BEGIN

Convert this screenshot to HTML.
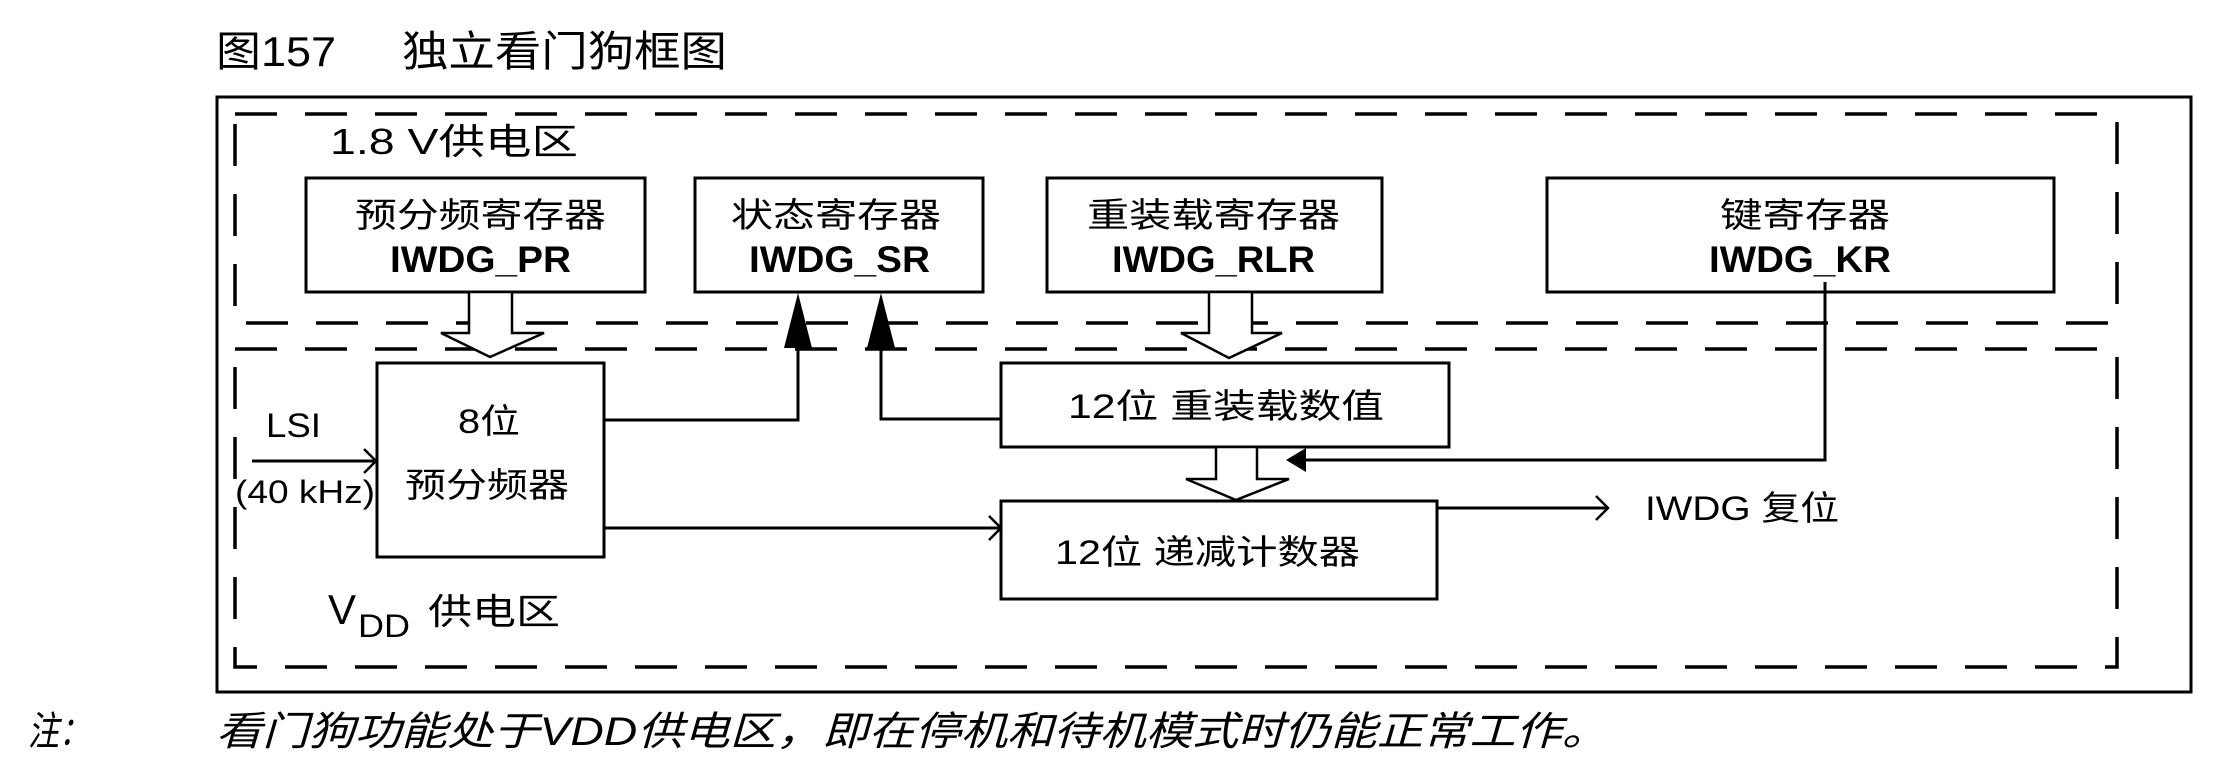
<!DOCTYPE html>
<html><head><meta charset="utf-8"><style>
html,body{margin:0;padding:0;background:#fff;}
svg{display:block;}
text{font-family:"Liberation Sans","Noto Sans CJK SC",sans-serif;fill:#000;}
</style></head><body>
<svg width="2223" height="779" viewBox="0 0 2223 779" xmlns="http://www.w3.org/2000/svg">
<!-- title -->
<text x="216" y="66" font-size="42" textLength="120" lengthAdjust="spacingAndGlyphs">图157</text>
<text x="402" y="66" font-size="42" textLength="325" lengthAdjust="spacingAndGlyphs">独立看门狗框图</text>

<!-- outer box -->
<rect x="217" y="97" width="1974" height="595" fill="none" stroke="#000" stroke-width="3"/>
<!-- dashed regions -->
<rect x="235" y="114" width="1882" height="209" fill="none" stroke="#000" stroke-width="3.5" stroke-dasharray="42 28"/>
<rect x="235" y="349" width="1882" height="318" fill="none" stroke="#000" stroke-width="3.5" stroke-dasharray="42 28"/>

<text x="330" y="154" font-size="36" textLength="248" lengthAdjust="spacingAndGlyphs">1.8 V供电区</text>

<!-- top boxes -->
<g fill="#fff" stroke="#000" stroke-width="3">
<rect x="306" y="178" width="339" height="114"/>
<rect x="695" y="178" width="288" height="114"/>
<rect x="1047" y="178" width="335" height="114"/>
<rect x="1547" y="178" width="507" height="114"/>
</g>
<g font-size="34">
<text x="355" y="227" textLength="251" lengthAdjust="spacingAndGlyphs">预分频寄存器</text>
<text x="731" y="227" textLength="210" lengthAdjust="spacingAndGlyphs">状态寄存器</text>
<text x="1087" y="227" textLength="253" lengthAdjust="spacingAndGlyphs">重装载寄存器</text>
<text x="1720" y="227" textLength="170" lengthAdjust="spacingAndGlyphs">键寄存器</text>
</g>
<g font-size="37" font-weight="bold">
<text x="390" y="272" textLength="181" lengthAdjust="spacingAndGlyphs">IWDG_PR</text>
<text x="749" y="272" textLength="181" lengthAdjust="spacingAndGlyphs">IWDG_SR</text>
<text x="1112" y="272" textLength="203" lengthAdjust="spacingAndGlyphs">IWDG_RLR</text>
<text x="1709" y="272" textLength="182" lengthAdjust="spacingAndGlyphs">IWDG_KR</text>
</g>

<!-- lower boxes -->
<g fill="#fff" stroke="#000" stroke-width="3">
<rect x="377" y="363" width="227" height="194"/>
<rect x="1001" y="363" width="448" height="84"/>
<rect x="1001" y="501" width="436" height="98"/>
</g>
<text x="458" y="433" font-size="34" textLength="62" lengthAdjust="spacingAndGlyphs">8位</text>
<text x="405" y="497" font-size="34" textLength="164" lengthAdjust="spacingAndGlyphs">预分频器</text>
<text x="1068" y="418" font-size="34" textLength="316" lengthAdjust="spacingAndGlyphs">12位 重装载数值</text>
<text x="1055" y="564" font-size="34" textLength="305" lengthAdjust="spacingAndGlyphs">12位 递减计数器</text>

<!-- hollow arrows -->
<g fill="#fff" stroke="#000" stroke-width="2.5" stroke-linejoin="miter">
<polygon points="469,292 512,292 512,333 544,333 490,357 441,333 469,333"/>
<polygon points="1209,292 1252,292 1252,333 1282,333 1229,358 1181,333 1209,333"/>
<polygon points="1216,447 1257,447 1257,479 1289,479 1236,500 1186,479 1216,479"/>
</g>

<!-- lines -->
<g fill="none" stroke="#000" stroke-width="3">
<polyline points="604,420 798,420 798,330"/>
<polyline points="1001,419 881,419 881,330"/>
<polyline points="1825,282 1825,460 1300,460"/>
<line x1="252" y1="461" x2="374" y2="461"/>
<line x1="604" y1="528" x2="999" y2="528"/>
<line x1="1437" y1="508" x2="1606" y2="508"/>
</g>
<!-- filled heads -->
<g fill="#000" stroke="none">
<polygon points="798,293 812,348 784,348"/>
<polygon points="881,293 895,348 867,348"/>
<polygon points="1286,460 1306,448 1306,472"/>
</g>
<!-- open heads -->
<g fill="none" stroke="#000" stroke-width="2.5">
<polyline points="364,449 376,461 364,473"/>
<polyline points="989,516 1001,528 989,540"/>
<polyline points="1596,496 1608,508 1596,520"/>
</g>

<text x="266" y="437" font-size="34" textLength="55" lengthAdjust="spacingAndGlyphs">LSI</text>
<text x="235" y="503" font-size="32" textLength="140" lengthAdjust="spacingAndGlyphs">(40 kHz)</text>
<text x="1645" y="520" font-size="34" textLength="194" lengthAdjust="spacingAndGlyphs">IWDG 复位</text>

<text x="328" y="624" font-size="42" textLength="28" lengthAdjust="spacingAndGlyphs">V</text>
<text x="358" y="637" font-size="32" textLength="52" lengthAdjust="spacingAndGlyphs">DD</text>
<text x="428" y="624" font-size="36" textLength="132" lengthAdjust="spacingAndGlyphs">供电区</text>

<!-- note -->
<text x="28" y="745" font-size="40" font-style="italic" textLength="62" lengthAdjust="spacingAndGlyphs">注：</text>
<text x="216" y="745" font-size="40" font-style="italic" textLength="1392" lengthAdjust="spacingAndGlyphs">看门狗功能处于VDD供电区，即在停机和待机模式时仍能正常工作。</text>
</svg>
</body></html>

END

What is being asked —
Leave every image out, and retype the material exactly.

Answer to this problem —
Convert this screenshot to HTML.
<!DOCTYPE html>
<html><head><meta charset="utf-8"><style>
html,body{margin:0;padding:0;background:#fff;}
svg{display:block;}
text{font-family:"Liberation Sans","Noto Sans CJK SC",sans-serif;fill:#000;}
</style></head><body>
<svg width="2223" height="779" viewBox="0 0 2223 779" xmlns="http://www.w3.org/2000/svg">
<!-- title -->
<text x="216" y="66" font-size="42" textLength="120" lengthAdjust="spacingAndGlyphs">图157</text>
<text x="402" y="66" font-size="42" textLength="325" lengthAdjust="spacingAndGlyphs">独立看门狗框图</text>

<!-- outer box -->
<rect x="217" y="97" width="1974" height="595" fill="none" stroke="#000" stroke-width="3"/>
<!-- dashed regions -->
<rect x="235" y="114" width="1882" height="209" fill="none" stroke="#000" stroke-width="3.5" stroke-dasharray="42 28"/>
<rect x="235" y="349" width="1882" height="318" fill="none" stroke="#000" stroke-width="3.5" stroke-dasharray="42 28"/>

<text x="330" y="154" font-size="36" textLength="248" lengthAdjust="spacingAndGlyphs">1.8 V供电区</text>

<!-- top boxes -->
<g fill="#fff" stroke="#000" stroke-width="3">
<rect x="306" y="178" width="339" height="114"/>
<rect x="695" y="178" width="288" height="114"/>
<rect x="1047" y="178" width="335" height="114"/>
<rect x="1547" y="178" width="507" height="114"/>
</g>
<g font-size="34">
<text x="355" y="227" textLength="251" lengthAdjust="spacingAndGlyphs">预分频寄存器</text>
<text x="731" y="227" textLength="210" lengthAdjust="spacingAndGlyphs">状态寄存器</text>
<text x="1087" y="227" textLength="253" lengthAdjust="spacingAndGlyphs">重装载寄存器</text>
<text x="1720" y="227" textLength="170" lengthAdjust="spacingAndGlyphs">键寄存器</text>
</g>
<g font-size="37" font-weight="bold">
<text x="390" y="272" textLength="181" lengthAdjust="spacingAndGlyphs">IWDG_PR</text>
<text x="749" y="272" textLength="181" lengthAdjust="spacingAndGlyphs">IWDG_SR</text>
<text x="1112" y="272" textLength="203" lengthAdjust="spacingAndGlyphs">IWDG_RLR</text>
<text x="1709" y="272" textLength="182" lengthAdjust="spacingAndGlyphs">IWDG_KR</text>
</g>

<!-- lower boxes -->
<g fill="#fff" stroke="#000" stroke-width="3">
<rect x="377" y="363" width="227" height="194"/>
<rect x="1001" y="363" width="448" height="84"/>
<rect x="1001" y="501" width="436" height="98"/>
</g>
<text x="458" y="433" font-size="34" textLength="62" lengthAdjust="spacingAndGlyphs">8位</text>
<text x="405" y="497" font-size="34" textLength="164" lengthAdjust="spacingAndGlyphs">预分频器</text>
<text x="1068" y="418" font-size="34" textLength="316" lengthAdjust="spacingAndGlyphs">12位 重装载数值</text>
<text x="1055" y="564" font-size="34" textLength="305" lengthAdjust="spacingAndGlyphs">12位 递减计数器</text>

<!-- hollow arrows -->
<g fill="#fff" stroke="#000" stroke-width="2.5" stroke-linejoin="miter">
<polygon points="469,292 512,292 512,333 544,333 490,357 441,333 469,333"/>
<polygon points="1209,292 1252,292 1252,333 1282,333 1229,358 1181,333 1209,333"/>
<polygon points="1216,447 1257,447 1257,479 1289,479 1236,500 1186,479 1216,479"/>
</g>

<!-- lines -->
<g fill="none" stroke="#000" stroke-width="3">
<polyline points="604,420 798,420 798,330"/>
<polyline points="1001,419 881,419 881,330"/>
<polyline points="1825,282 1825,460 1300,460"/>
<line x1="252" y1="461" x2="374" y2="461"/>
<line x1="604" y1="528" x2="999" y2="528"/>
<line x1="1437" y1="508" x2="1606" y2="508"/>
</g>
<!-- filled heads -->
<g fill="#000" stroke="none">
<polygon points="798,293 812,348 784,348"/>
<polygon points="881,293 895,348 867,348"/>
<polygon points="1286,460 1306,448 1306,472"/>
</g>
<!-- open heads -->
<g fill="none" stroke="#000" stroke-width="2.5">
<polyline points="364,449 376,461 364,473"/>
<polyline points="989,516 1001,528 989,540"/>
<polyline points="1596,496 1608,508 1596,520"/>
</g>

<text x="266" y="437" font-size="34" textLength="55" lengthAdjust="spacingAndGlyphs">LSI</text>
<text x="235" y="503" font-size="32" textLength="140" lengthAdjust="spacingAndGlyphs">(40 kHz)</text>
<text x="1645" y="520" font-size="34" textLength="194" lengthAdjust="spacingAndGlyphs">IWDG 复位</text>

<text x="328" y="624" font-size="42" textLength="28" lengthAdjust="spacingAndGlyphs">V</text>
<text x="358" y="637" font-size="32" textLength="52" lengthAdjust="spacingAndGlyphs">DD</text>
<text x="428" y="624" font-size="36" textLength="132" lengthAdjust="spacingAndGlyphs">供电区</text>

<!-- note -->
<text x="28" y="745" font-size="40" font-style="italic" textLength="62" lengthAdjust="spacingAndGlyphs">注：</text>
<text x="216" y="745" font-size="40" font-style="italic" textLength="1392" lengthAdjust="spacingAndGlyphs">看门狗功能处于VDD供电区，即在停机和待机模式时仍能正常工作。</text>
</svg>
</body></html>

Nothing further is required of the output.